begin DATASET EXCERPT

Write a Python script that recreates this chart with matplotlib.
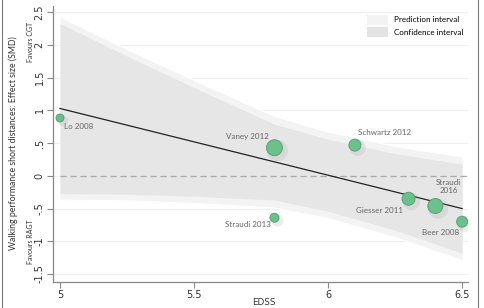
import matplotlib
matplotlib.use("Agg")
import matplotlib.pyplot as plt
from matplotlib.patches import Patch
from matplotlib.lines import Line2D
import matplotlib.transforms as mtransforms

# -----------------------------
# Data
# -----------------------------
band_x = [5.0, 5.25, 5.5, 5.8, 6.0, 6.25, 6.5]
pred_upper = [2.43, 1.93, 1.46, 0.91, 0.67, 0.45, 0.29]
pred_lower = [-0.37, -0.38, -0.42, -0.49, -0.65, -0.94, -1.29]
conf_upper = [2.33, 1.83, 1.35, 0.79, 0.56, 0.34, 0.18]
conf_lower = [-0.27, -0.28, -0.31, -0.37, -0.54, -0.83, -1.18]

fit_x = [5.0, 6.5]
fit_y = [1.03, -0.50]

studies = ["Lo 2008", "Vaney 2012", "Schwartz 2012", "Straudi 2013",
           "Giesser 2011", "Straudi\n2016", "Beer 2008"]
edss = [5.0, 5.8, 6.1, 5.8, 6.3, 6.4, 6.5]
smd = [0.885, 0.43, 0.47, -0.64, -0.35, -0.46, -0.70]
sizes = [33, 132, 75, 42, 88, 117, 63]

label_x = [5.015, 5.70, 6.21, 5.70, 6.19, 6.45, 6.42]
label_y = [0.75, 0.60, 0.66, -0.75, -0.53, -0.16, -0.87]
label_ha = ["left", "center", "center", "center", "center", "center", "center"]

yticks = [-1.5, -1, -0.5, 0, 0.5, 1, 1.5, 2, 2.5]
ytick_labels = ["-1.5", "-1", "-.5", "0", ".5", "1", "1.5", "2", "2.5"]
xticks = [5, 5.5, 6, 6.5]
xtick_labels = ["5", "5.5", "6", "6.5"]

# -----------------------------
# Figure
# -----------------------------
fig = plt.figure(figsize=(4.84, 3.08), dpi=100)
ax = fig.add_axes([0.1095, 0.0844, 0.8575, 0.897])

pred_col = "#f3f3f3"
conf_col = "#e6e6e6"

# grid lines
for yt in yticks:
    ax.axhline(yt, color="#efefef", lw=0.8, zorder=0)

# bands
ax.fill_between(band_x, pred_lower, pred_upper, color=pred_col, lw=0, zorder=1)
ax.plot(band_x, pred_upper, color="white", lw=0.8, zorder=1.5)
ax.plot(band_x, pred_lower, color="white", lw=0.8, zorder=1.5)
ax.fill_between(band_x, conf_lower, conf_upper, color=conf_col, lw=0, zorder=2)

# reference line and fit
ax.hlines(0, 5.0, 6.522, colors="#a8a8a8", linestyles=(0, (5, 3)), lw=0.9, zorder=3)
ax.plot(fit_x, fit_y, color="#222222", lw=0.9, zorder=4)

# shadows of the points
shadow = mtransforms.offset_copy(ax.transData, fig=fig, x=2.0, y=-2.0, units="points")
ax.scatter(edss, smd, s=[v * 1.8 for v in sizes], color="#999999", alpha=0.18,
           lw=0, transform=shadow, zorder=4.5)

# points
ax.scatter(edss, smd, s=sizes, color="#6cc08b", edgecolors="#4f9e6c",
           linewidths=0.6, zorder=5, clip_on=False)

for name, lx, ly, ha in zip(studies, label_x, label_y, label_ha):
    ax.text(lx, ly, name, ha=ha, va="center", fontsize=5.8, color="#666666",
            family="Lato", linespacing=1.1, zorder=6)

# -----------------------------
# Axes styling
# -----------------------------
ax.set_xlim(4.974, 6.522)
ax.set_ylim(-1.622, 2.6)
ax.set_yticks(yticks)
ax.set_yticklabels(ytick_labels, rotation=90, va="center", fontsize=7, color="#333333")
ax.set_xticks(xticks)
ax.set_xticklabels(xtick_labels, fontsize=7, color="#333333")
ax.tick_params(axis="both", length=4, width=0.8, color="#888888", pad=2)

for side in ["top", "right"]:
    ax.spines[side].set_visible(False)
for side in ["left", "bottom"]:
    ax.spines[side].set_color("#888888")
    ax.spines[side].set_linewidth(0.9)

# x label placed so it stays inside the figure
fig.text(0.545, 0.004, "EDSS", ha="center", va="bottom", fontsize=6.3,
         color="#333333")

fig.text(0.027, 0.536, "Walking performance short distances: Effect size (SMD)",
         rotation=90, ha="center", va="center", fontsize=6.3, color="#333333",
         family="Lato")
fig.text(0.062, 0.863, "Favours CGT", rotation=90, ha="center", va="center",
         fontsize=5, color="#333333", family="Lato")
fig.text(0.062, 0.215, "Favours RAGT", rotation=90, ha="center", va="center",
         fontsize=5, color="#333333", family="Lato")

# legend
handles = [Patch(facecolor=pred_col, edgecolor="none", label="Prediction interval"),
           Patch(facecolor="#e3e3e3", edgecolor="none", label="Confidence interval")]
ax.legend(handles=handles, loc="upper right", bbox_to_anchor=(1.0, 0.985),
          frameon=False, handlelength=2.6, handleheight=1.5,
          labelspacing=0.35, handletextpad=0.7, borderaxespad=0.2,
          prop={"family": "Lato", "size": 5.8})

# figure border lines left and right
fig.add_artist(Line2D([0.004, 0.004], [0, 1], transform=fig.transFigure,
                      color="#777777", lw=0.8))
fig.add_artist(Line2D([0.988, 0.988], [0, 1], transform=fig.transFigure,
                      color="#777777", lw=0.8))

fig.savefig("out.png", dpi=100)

end DATASET EXCERPT

- **WHAT IS ASKED**: Quote every line word for word and keep the images out of the copy.

- **SOLUTION BELOW**:
Write a Python script that recreates this chart with matplotlib.
import matplotlib
matplotlib.use("Agg")
import matplotlib.pyplot as plt
from matplotlib.patches import Patch
from matplotlib.lines import Line2D
import matplotlib.transforms as mtransforms

# -----------------------------
# Data
# -----------------------------
band_x = [5.0, 5.25, 5.5, 5.8, 6.0, 6.25, 6.5]
pred_upper = [2.43, 1.93, 1.46, 0.91, 0.67, 0.45, 0.29]
pred_lower = [-0.37, -0.38, -0.42, -0.49, -0.65, -0.94, -1.29]
conf_upper = [2.33, 1.83, 1.35, 0.79, 0.56, 0.34, 0.18]
conf_lower = [-0.27, -0.28, -0.31, -0.37, -0.54, -0.83, -1.18]

fit_x = [5.0, 6.5]
fit_y = [1.03, -0.50]

studies = ["Lo 2008", "Vaney 2012", "Schwartz 2012", "Straudi 2013",
           "Giesser 2011", "Straudi\n2016", "Beer 2008"]
edss = [5.0, 5.8, 6.1, 5.8, 6.3, 6.4, 6.5]
smd = [0.885, 0.43, 0.47, -0.64, -0.35, -0.46, -0.70]
sizes = [33, 132, 75, 42, 88, 117, 63]

label_x = [5.015, 5.70, 6.21, 5.70, 6.19, 6.45, 6.42]
label_y = [0.75, 0.60, 0.66, -0.75, -0.53, -0.16, -0.87]
label_ha = ["left", "center", "center", "center", "center", "center", "center"]

yticks = [-1.5, -1, -0.5, 0, 0.5, 1, 1.5, 2, 2.5]
ytick_labels = ["-1.5", "-1", "-.5", "0", ".5", "1", "1.5", "2", "2.5"]
xticks = [5, 5.5, 6, 6.5]
xtick_labels = ["5", "5.5", "6", "6.5"]

# -----------------------------
# Figure
# -----------------------------
fig = plt.figure(figsize=(4.84, 3.08), dpi=100)
ax = fig.add_axes([0.1095, 0.0844, 0.8575, 0.897])

pred_col = "#f3f3f3"
conf_col = "#e6e6e6"

# grid lines
for yt in yticks:
    ax.axhline(yt, color="#efefef", lw=0.8, zorder=0)

# bands
ax.fill_between(band_x, pred_lower, pred_upper, color=pred_col, lw=0, zorder=1)
ax.plot(band_x, pred_upper, color="white", lw=0.8, zorder=1.5)
ax.plot(band_x, pred_lower, color="white", lw=0.8, zorder=1.5)
ax.fill_between(band_x, conf_lower, conf_upper, color=conf_col, lw=0, zorder=2)

# reference line and fit
ax.hlines(0, 5.0, 6.522, colors="#a8a8a8", linestyles=(0, (5, 3)), lw=0.9, zorder=3)
ax.plot(fit_x, fit_y, color="#222222", lw=0.9, zorder=4)

# shadows of the points
shadow = mtransforms.offset_copy(ax.transData, fig=fig, x=2.0, y=-2.0, units="points")
ax.scatter(edss, smd, s=[v * 1.8 for v in sizes], color="#999999", alpha=0.18,
           lw=0, transform=shadow, zorder=4.5)

# points
ax.scatter(edss, smd, s=sizes, color="#6cc08b", edgecolors="#4f9e6c",
           linewidths=0.6, zorder=5, clip_on=False)

for name, lx, ly, ha in zip(studies, label_x, label_y, label_ha):
    ax.text(lx, ly, name, ha=ha, va="center", fontsize=5.8, color="#666666",
            family="Lato", linespacing=1.1, zorder=6)

# -----------------------------
# Axes styling
# -----------------------------
ax.set_xlim(4.974, 6.522)
ax.set_ylim(-1.622, 2.6)
ax.set_yticks(yticks)
ax.set_yticklabels(ytick_labels, rotation=90, va="center", fontsize=7, color="#333333")
ax.set_xticks(xticks)
ax.set_xticklabels(xtick_labels, fontsize=7, color="#333333")
ax.tick_params(axis="both", length=4, width=0.8, color="#888888", pad=2)

for side in ["top", "right"]:
    ax.spines[side].set_visible(False)
for side in ["left", "bottom"]:
    ax.spines[side].set_color("#888888")
    ax.spines[side].set_linewidth(0.9)

# x label placed so it stays inside the figure
fig.text(0.545, 0.004, "EDSS", ha="center", va="bottom", fontsize=6.3,
         color="#333333")

fig.text(0.027, 0.536, "Walking performance short distances: Effect size (SMD)",
         rotation=90, ha="center", va="center", fontsize=6.3, color="#333333",
         family="Lato")
fig.text(0.062, 0.863, "Favours CGT", rotation=90, ha="center", va="center",
         fontsize=5, color="#333333", family="Lato")
fig.text(0.062, 0.215, "Favours RAGT", rotation=90, ha="center", va="center",
         fontsize=5, color="#333333", family="Lato")

# legend
handles = [Patch(facecolor=pred_col, edgecolor="none", label="Prediction interval"),
           Patch(facecolor="#e3e3e3", edgecolor="none", label="Confidence interval")]
ax.legend(handles=handles, loc="upper right", bbox_to_anchor=(1.0, 0.985),
          frameon=False, handlelength=2.6, handleheight=1.5,
          labelspacing=0.35, handletextpad=0.7, borderaxespad=0.2,
          prop={"family": "Lato", "size": 5.8})

# figure border lines left and right
fig.add_artist(Line2D([0.004, 0.004], [0, 1], transform=fig.transFigure,
                      color="#777777", lw=0.8))
fig.add_artist(Line2D([0.988, 0.988], [0, 1], transform=fig.transFigure,
                      color="#777777", lw=0.8))

fig.savefig("out.png", dpi=100)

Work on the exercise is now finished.